Another ship leaves the nest
Huntington Ingalls Industries’ Ingalls Shipbuilding just watched the Flight III destroyer Ted Stevens (DDG 128) sail away, which is Navy-speak for “the thing is no longer sitting in the yard taking up space.”
That matters because HII doesn’t sell widgets it can ship overnight. It builds giant, complicated military hardware on long timelines, so each milestone is a tiny victory lap in a business where delays are expensive and schedule discipline is everything.
Why investors care
A destroyer sailing out of the yard isn’t the same as a fresh earnings guide or a flashy new contract, but it still tells you a few useful things:
- the program is progressing toward delivery
- HII is converting backlog into actual work completed
- the shipbuilding side of the company is still executing on one of the Navy’s biggest priorities
That’s the kind of bread-and-butter progress defense investors like to see.
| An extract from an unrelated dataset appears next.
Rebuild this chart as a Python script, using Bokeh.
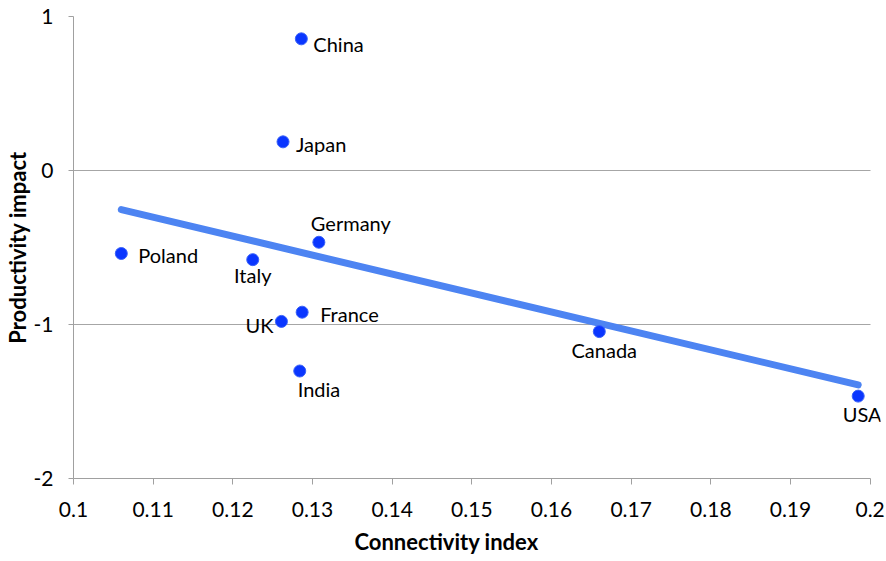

Less fireworks, more industrial plumbing.
The bigger picture
HII’s story often comes down to whether it can keep complex programs moving without tripping over schedule issues, labor constraints, or supply chain weirdness. A ship sailing away from the yard won’t make the stock moon, but it does help prove the machine is still humming.
Big picture: in defense shipbuilding, boring progress is the point — and sometimes boring progress is bullish.